The proponents of Eskom’s black economic empowerment (BEE) procurement policies are among the state-owned power monopoly’s biggest thieves, energy analyst Ted Blom told the Cape Town Press Club on Friday afternoon.
He said that one of the biggest beneficiaries of the 51% black ownership requirement – above and beyond the mining charter requirement of 26% – was Deputy President Cyril Ramaphosa’s company, Shanduka. The infamous and politically connected Gupta family have now also emerged as also beneficiaries.
Blom said with Eskom’s problems growing by the day, he expected that new acting chief executive officer Brian Molefe would either be “switching off the lights of Eskom” or it would be switching off Molefe’s lights before the end of the year.
The BEE suppliers to Eskom “are earning more than double the profits” that the other suppliers are earning “with zero value added”, he said, noting that the Minister of Public Enterprises Lynne Brown had not divulged the quantum or the price of the BEE coal supplies to Eskom.
BEE preferential treatment
Currently long-term contractors supply Eskom with coal – which supplied their coal-fired power plants – at R200 a tonne and BEE complaint suppliers are believed to be at R460 or so a tonne “plus R200 a tonne transport costs”. Blom said it was not known what price Shanduka was getting, but he assumed as a BEE compliant company “it shares in this preferential treatment”.
It was his estimate “and you don’t have to be a genius” to work out the figures “but I suspect that two million tonnes of coal a year” was being supplied by Shanduka. This was worth about R56m a month “extra… that is on top of what the other suppliers are scoring… is it a conflict of interest (for Ramaphosa)?… it probably is.”
Shanduka’s interests in Glencore – controlled by Ivan Glasenburg – are managed by Glencore, the same company that was selling export-grade coal to Eskom at a massive premium, Blom pointed out.
Now the Gupta family’s coal mine situated next to Mpumalanga’s world environmental site is the latest BEE beneficiary. This “as far as I am aware” is not properly permitted and licensed, said Blom.
Executives placed under political pressure
It appeared that Eskom executives had been placed under political pressure to give the Gupta family the contract to supply coal from their Brakfontein mine.
The Sunday Times reported that ousted Eskom boss Zola Tsotsi bent the power utility’s rules to push through a R400m a year coal supply contract to the Guptas – who jumped into the national spotlight when they illegally used the Waterkloof Air Force Base to fly in their family for a lavish wedding.
Turning to the appointment of current Transnet group chief executive Molefe as acting Eskom CEO, Blom said: “I must tell you how amazed I have been at the superfast run of events since the surprise parachuting in of Mr Molefe a week ago.”

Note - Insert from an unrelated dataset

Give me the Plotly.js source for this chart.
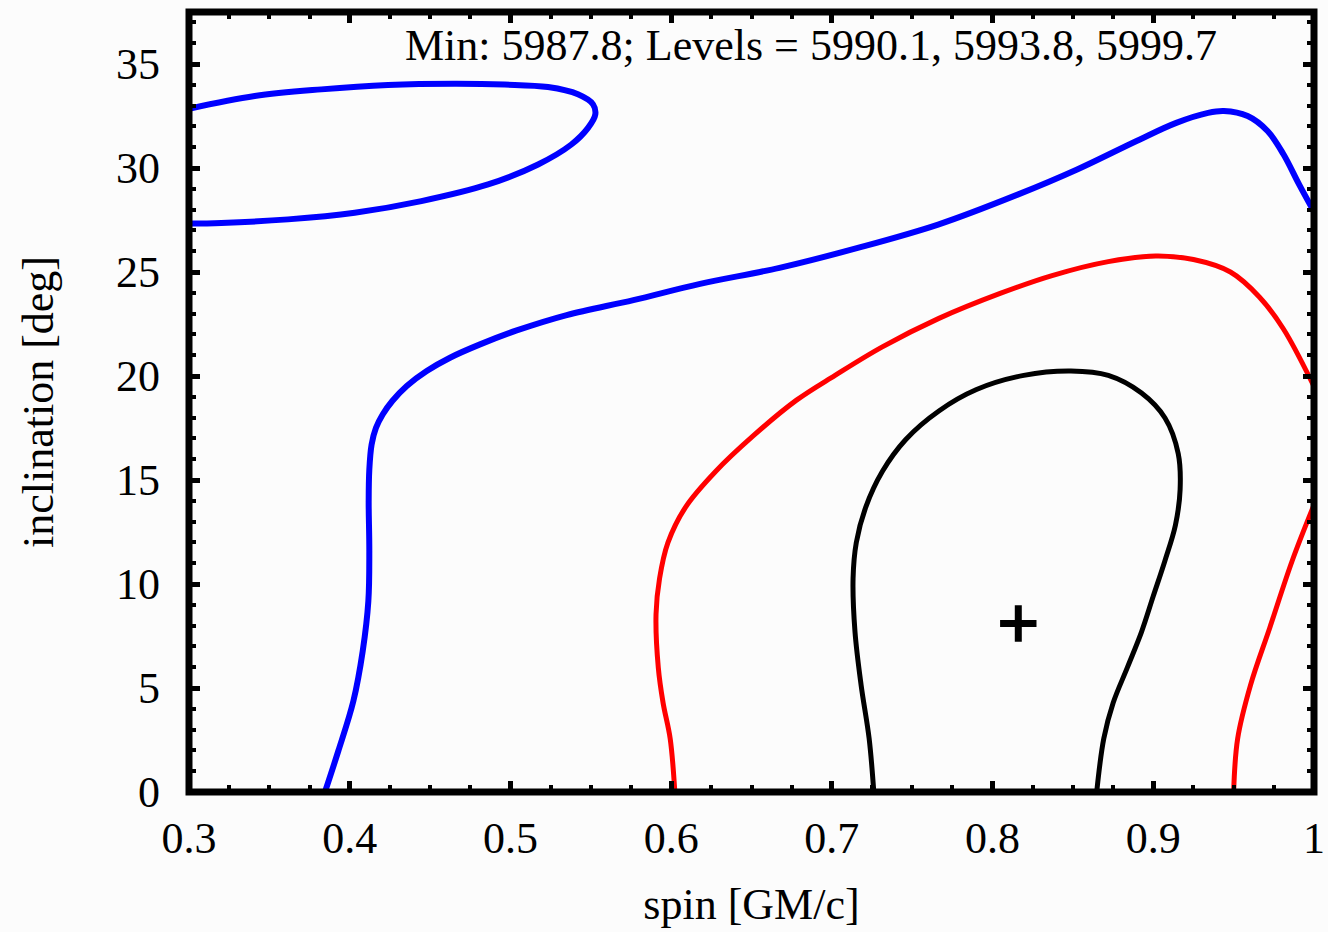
<!DOCTYPE html>
<html>
<head>
<meta charset="utf-8">
<script src="https://cdn.plot.ly/plotly-3.0.1.min.js"></script>
<style>html,body{margin:0;padding:0;background:#fcfcfc;}#chart{width:1328px;height:932px;}</style>
</head>
<body>
<div id="chart"></div>
<script>
// Outer blue contour (level 5999.7), main branch
const blueMainX = [0.3846, 0.3929, 0.4023, 0.4081, 0.4116, 0.4122, 0.4118, 0.4122, 0.4136, 0.4163, 0.4205, 0.4265, 0.4355, 0.4479, 0.4624, 0.4811, 0.5039, 0.535, 0.5765, 0.618, 0.6674, 0.7167, 0.7661, 0.8156, 0.8526, 0.8896, 0.9143, 0.9341, 0.9439, 0.9587, 0.9711, 0.981, 0.9908, 1.0];
const blueMainY = [0, 1.97, 4.38, 6.78, 9.18, 11.59, 13.99, 15.5, 16.7, 17.5, 18.15, 18.8, 19.52, 20.24, 20.88, 21.52, 22.19, 22.93, 23.65, 24.43, 25.2, 26.17, 27.28, 28.72, 29.93, 31.3, 32.17, 32.65, 32.74, 32.5, 31.78, 30.66, 29.2, 27.9];
// Blue contour, upper-left island
const blueIslandX = [0.3, 0.3409, 0.3823, 0.4238, 0.4653, 0.4964, 0.5234, 0.542, 0.5514, 0.5528, 0.5483, 0.5379, 0.5172, 0.4861, 0.4446, 0.4031, 0.3616, 0.3201, 0.3];
const blueIslandY = [32.85, 33.46, 33.78, 33.99, 34.05, 34.01, 33.89, 33.54, 33.06, 32.57, 31.93, 31.13, 30.17, 29.21, 28.41, 27.85, 27.53, 27.36, 27.33];
// Red contour (level 5993.8)
const redMainX = [0.6023, 0.5994, 0.595, 0.592, 0.5906, 0.5928, 0.598, 0.609, 0.6275, 0.651, 0.678, 0.702, 0.7314, 0.7666, 0.8047, 0.837, 0.872, 0.9015, 0.925, 0.948, 0.966, 0.981, 1.0];
const redMainY = [0, 2.57, 4.28, 5.99, 8.56, 10.27, 11.99, 13.7, 15.4, 17.12, 18.84, 20.03, 21.4, 22.77, 23.97, 24.83, 25.5, 25.77, 25.6, 25.0, 23.8, 22.26, 19.5];
const redRightX = [1.0, 0.9865, 0.9725, 0.9605, 0.9525, 0.95];
const redRightY = [13.8, 11.13, 7.9, 5.14, 2.57, 0];
// Black contour (level 5990.1)
const blackX = [0.7261, 0.7232, 0.7182, 0.7144, 0.7132, 0.7152, 0.7211, 0.7314, 0.746, 0.7666, 0.79, 0.8194, 0.8487, 0.872, 0.8927, 0.9073, 0.9155, 0.9167, 0.9138, 0.9073, 0.9, 0.8927, 0.8839, 0.875, 0.8692, 0.8648];
const blackY = [0, 2.57, 5.14, 7.7, 10.27, 11.99, 13.7, 15.41, 16.95, 18.32, 19.35, 20.03, 20.24, 20.03, 19.18, 17.98, 16.27, 14.55, 12.84, 11.13, 9.42, 7.7, 5.99, 4.28, 2.57, 0];
// Best-fit point
const bestX = [0.816];
const bestY = [8.1];
const xTickVals = [0.3, 0.4, 0.5, 0.6, 0.7, 0.8, 0.9, 1.0];
const xTickText = ['0.3', '0.4', '0.5', '0.6', '0.7', '0.8', '0.9', '1'];
const yTickVals = [0, 5, 10, 15, 20, 25, 30, 35];
const yTickText = ['0', '5', '10', '15', '20', '25', '30', '35'];
const annotationText = 'Min: 5987.8; Levels = 5990.1, 5993.8, 5999.7';

const FONT = 'Liberation Serif, Times New Roman, serif';
const FS = 44;
function line(x, y, color, w) {
  return {x: x, y: y, type: 'scatter', mode: 'lines', hoverinfo: 'skip',
          line: {color: color, width: w, shape: 'spline', smoothing: 1}};
}
const traces = [
  line(blueMainX, blueMainY, '#0000ff', 6),
  line(blueIslandX, blueIslandY, '#0000ff', 6),
  line(redMainX, redMainY, '#ff0000', 5),
  line(redRightX, redRightY, '#ff0000', 5),
  line(blackX, blackY, '#000000', 5),
  {x: bestX, y: bestY, type: 'scatter', mode: 'markers', hoverinfo: 'skip',
   marker: {symbol: 'cross-thin', size: 26, line: {color: '#000', width: 7}}}
];
const axisCommon = {
  showgrid: false, zeroline: false, showline: false, mirror: 'ticks',
  ticks: 'inside', ticklen: 11, tickwidth: 5, tickcolor: '#000',
  tickfont: {family: FONT, size: FS, color: '#000'},
  minor: {ticks: 'inside', ticklen: 7, tickwidth: 4, tickcolor: '#000', showgrid: false}
};
const layout = {
  width: 1328, height: 932,
  margin: {l: 189, r: 14, t: 12, b: 140},
  paper_bgcolor: '#fcfcfc', plot_bgcolor: '#fcfcfc',
  showlegend: false,
  font: {family: FONT, color: '#000'},
  xaxis: Object.assign({}, axisCommon, {
    range: [0.3, 1.0], tickvals: xTickVals, ticktext: xTickText,
    minor: Object.assign({}, axisCommon.minor, {dtick: 0.025, tick0: 0.3}),
    ticklabelstandoff: 16,
    title: {text: 'spin [GM/c]', font: {family: FONT, size: FS, color: '#000'}, standoff: 26}
  }),
  yaxis: Object.assign({}, axisCommon, {
    range: [0, 37.5], tickvals: yTickVals, ticktext: yTickText,
    minor: Object.assign({}, axisCommon.minor, {dtick: 1, tick0: 0}),
    ticklabelstandoff: 28,
    title: {text: 'inclination [deg]', font: {family: FONT, size: FS, color: '#000'}, standoff: 48}
  }),
  shapes: [{type: 'rect', xref: 'paper', yref: 'paper', x0: 0, x1: 1, y0: 0, y1: 1,
            line: {color: '#000', width: 7}, layer: 'above'}],
  annotations: [{xref: 'paper', yref: 'paper', x: 0.553, y: 0.957, xanchor: 'center', yanchor: 'middle',
                 text: annotationText, showarrow: false, font: {family: FONT, size: FS, color: '#000'}}]
};
Plotly.newPlot('chart', traces, layout, {staticPlot: true, displayModeBar: false});
</script>
</body>
</html>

“Not only has he claimed to have nearly turned Eskom around financially in a week, he rubbished opinions of bankers and analysts that Eskom was in a financially precarious position and desperately needed bailouts and hefty price increases.”
A week of Molefe spin
“I trust you will hold him to that and demand that Eskom withdraw its misguided 25% price increase application, as well as any other claims during the current MYPD period to 2018.”
Blom said the demand and supply gap of the state monopoly was near double the figures produced by Molefe to MPs in Cape Town this week – 6 000 MW rather than 3 000 MW.
“He (Molefe) has informed us that he could abolish load-shedding before the end of the year as he only needs to find a spare 3 000 MW in the current Eskom system,” Blom noted.
“My observation is … at this rate he should have Eskom wrapped up well within a month and should perhaps be seconded to the National Treasury where similar magic would be most welcome and he should thereafter be rewarded with a ‘non removable statue’.”
Eskom has priced out the private sector
Blom said Eskom has priced out the private sector from investing in generation capacity, such as a coal-fired power station.
Probably the only way to solve the energy crisis is to turn to solar power and importing power producing barges – which are already being used by other African states – to supply electricity.
He said solar is already being produced about 40 cents per kilowatt-hour cheaper than electricity. “Solar has become very dear to my heart.. the cost of solar has dropped to about 80c/kWh.”
The Eskom price to consumers is about R1.20/kWh and would have to rise substantially if costs of empowerment, overpriced power plants and the build programme were to be absorbed.